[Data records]
· · ·

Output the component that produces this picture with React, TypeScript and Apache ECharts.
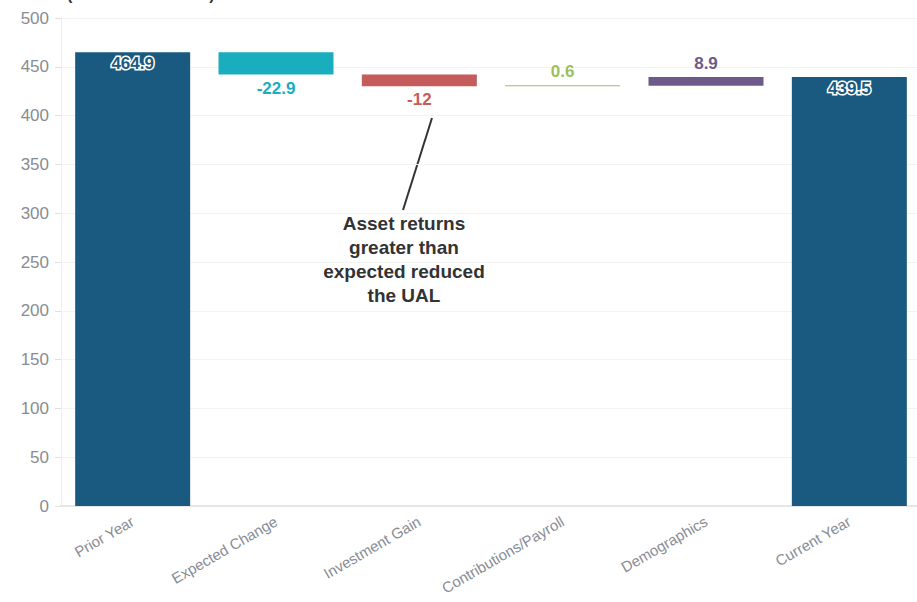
import React, { useEffect, useRef } from "react";
import * as echarts from "echarts";

const categories = ["Prior Year", "Expected Change", "Investment Gain", "Contributions/Payroll", "Demographics", "Current Year"];
const changes = [464.9, -22.9, -12, 0.6, 8.9, 439.5];
const isTotal = [true, false, false, false, false, true];
const colors = ["#1b5a80", "#1aadbd", "#c65b5b", "#9cbf5c", "#6d5a8a", "#1b5a80"];
const yTicks = { min: 0, max: 500, interval: 50 };
const annotation = ["Asset returns", "greater than", "expected reduced", "the UAL"];

export default function App() {
  const ref = useRef<HTMLDivElement>(null);
  useEffect(() => {
    if (!ref.current) return;
    const chart = echarts.init(ref.current, undefined, { renderer: "svg" });
    const base: number[] = [];
    const heights: number[] = [];
    let running = 0;
    changes.forEach((v, i) => {
      if (isTotal[i]) {
        base.push(0);
        heights.push(v);
        running = v;
      } else {
        const next = running + v;
        base.push(Math.min(running, next));
        heights.push(Math.abs(v));
        running = next;
      }
    });
    const font = "'Liberation Sans', Arial, Helvetica, sans-serif";
    chart.setOption({
      animation: false,
      grid: { left: 61, right: 4, top: 18, bottom: 96, containLabel: false },
      xAxis: {
        type: "category",
        data: categories,
        axisLine: { lineStyle: { color: "#e6e6e6", width: 2 } },
        axisTick: { alignWithLabel: true, lineStyle: { color: "#e6e6e6" }, length: 6 },
        axisLabel: { rotate: 30, color: "#888c94", fontSize: 15, fontFamily: font, interval: 0, margin: 14 },
      },
      yAxis: {
        type: "value",
        min: yTicks.min,
        max: yTicks.max,
        interval: yTicks.interval,
        axisLine: { show: true, lineStyle: { color: "#eeeeee" } },
        axisTick: { show: true, lineStyle: { color: "#e0e0e0" }, length: 6 },
        axisLabel: { color: "#888c94", fontSize: 17, fontFamily: font, margin: 12 },
        splitLine: { lineStyle: { color: "#f3f3f3" } },
      },
      series: [
        {
          type: "bar",
          stack: "w",
          data: base,
          itemStyle: { color: "transparent" },
          silent: true,
          barWidth: 115,
        },
        {
          type: "bar",
          stack: "w",
          barWidth: 115,
          barMinHeight: 1,
          data: heights.map((h, i) => {
            const v = changes[i];
            let label: any;
            if (isTotal[i]) {
              label = {
                show: true,
                position: "insideTop",
                distance: 3,
                formatter: String(v),
                color: colors[i],
                textBorderColor: "#ffffff",
                textBorderWidth: 3,
                fontWeight: "bold",
                fontSize: 17,
                fontFamily: font,
              };
            } else {
              label = {
                show: true,
                position: v < 0 ? "bottom" : "top",
                distance: 5,
                formatter: String(v),
                color: colors[i],
                fontWeight: "bold",
                fontSize: 17,
                fontFamily: font,
              };
            }
            return {
              value: h,
              itemStyle: { color: colors[i] },
              label,
            };
          }),
        },
      ],
      graphic: [
        {
          type: "text",
          left: 67,
          top: -14,
          style: { text: "(Dollars in Millions)", font: `bold 16px ${font}`, fill: "#333" },
        },
        {
          type: "line",
          shape: { x1: 432, y1: 118, x2: 403, y2: 210 },
          style: { stroke: "#333", lineWidth: 2 },
        },
        {
          type: "text",
          x: 404,
          y: 211,
          style: {
            text: annotation.join("\n"),
            font: `bold 19px ${font}`,
            fill: "#333",
            align: "center",
            verticalAlign: "top",
            lineHeight: 24,
          },
        },
      ],
    });
    return () => chart.dispose();
  }, []);
  return (
    <div style={{ width: 917, height: 602, position: "absolute", left: 0, top: 0, overflow: "hidden" }}>
      <div ref={ref} style={{ width: 925, height: 602, position: "absolute", left: 0, top: 0 }} />
    </div>
  );
}
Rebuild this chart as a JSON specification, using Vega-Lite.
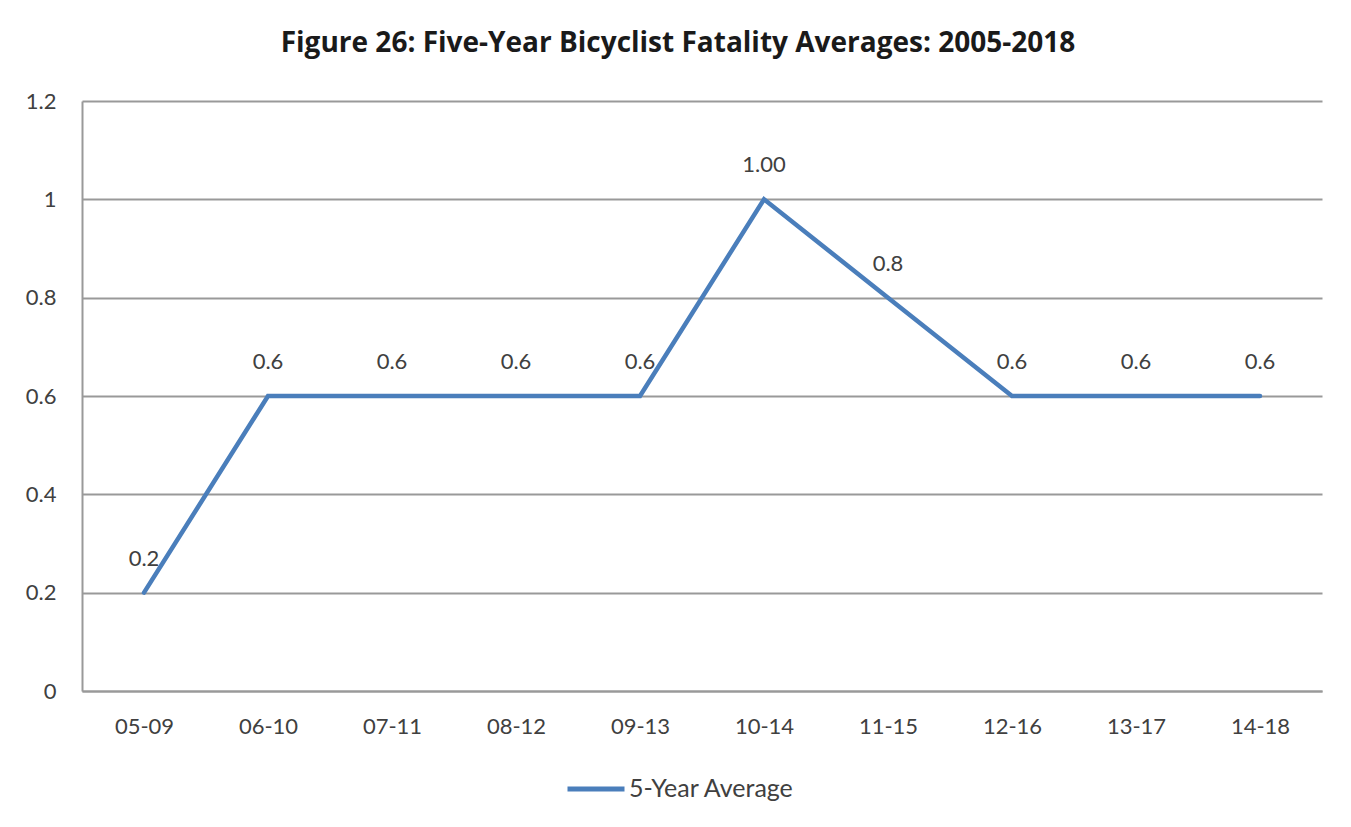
{
  "$schema": "https://vega.github.io/schema/vega-lite/v6.json",
  "width": 1240,
  "height": 590,
  "autosize": "none",
  "padding": {"left": 82, "top": 101, "right": 29, "bottom": 136},
  "background": "white",
  "title": {
    "text": "Figure 26: Five-Year Bicyclist Fatality Averages: 2005-2018",
    "font": "Open Sans",
    "fontSize": 28,
    "fontWeight": "bold",
    "color": "#1a1a1a",
    "anchor": "middle",
    "dx": -24,
    "offset": 18,
    "baseline": "middle"
  },
  "data": {
    "values": [
      {"period": "05-09", "avg": 0.2, "label": "0.2", "series": "5-Year Average"},
      {"period": "06-10", "avg": 0.6, "label": "0.6", "series": "5-Year Average"},
      {"period": "07-11", "avg": 0.6, "label": "0.6", "series": "5-Year Average"},
      {"period": "08-12", "avg": 0.6, "label": "0.6", "series": "5-Year Average"},
      {"period": "09-13", "avg": 0.6, "label": "0.6", "series": "5-Year Average"},
      {"period": "10-14", "avg": 1.0, "label": "1.00", "series": "5-Year Average"},
      {"period": "11-15", "avg": 0.8, "label": "0.8", "series": "5-Year Average"},
      {"period": "12-16", "avg": 0.6, "label": "0.6", "series": "5-Year Average"},
      {"period": "13-17", "avg": 0.6, "label": "0.6", "series": "5-Year Average"},
      {"period": "14-18", "avg": 0.6, "label": "0.6", "series": "5-Year Average"}
    ]
  },
  "encoding": {
    "x": {
      "field": "period",
      "type": "ordinal",
      "sort": null,
      "scale": {"type": "point", "padding": 0.5},
      "axis": {
        "title": null,
        "labelAngle": 0,
        "labelFont": "Lato",
        "labelFontSize": 22,
        "labelColor": "#404040",
        "labelPadding": 25,
        "ticks": false,
        "domainColor": "#999999",
        "domainWidth": 2,
        "grid": false
      }
    },
    "y": {
      "field": "avg",
      "type": "quantitative",
      "scale": {"domain": [0, 1.2], "nice": false},
      "axis": {
        "title": null,
        "values": [0, 0.2, 0.4, 0.6, 0.8, 1, 1.2],
        "format": "~g",
        "labelFont": "Lato",
        "labelFontSize": 22,
        "labelColor": "#404040",
        "labelPadding": 26,
        "ticks": false,
        "domainColor": "#999999",
        "domainWidth": 2,
        "grid": true,
        "gridColor": "#999999",
        "gridWidth": 2
      }
    }
  },
  "layer": [
    {
      "mark": {"type": "line", "strokeWidth": 4.5, "strokeCap": "round", "strokeJoin": "miter"},
      "encoding": {
        "color": {
          "field": "series",
          "type": "nominal",
          "scale": {"range": ["#4a7ebb"]},
          "legend": {
            "title": null,
            "orient": "none",
            "legendX": 483,
            "legendY": 657,
            "symbolType": "stroke",
            "symbolStrokeWidth": 5,
            "symbolSize": 3249,
            "labelFont": "Lato",
            "labelFontSize": 25,
            "labelLimit": 400,
            "labelColor": "#404040",
            "labelOffset": 2
          }
        }
      }
    },
    {
      "mark": {"type": "text", "dy": -34, "font": "Lato", "fontSize": 22, "color": "#404040"},
      "encoding": {"text": {"field": "label"}}
    }
  ],
  "config": {"view": {"stroke": null}}
}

· · ·

▸ TASK TO CARRY OUT
Include the first line of the records, the line containing "import * as", and every line between them, repeated exactly. Skip the pictures.

▸ THE OUTPUT
Output the component that produces this picture with React, TypeScript and Apache ECharts.
import React, { useEffect, useRef } from "react";
import * as echarts from "echarts";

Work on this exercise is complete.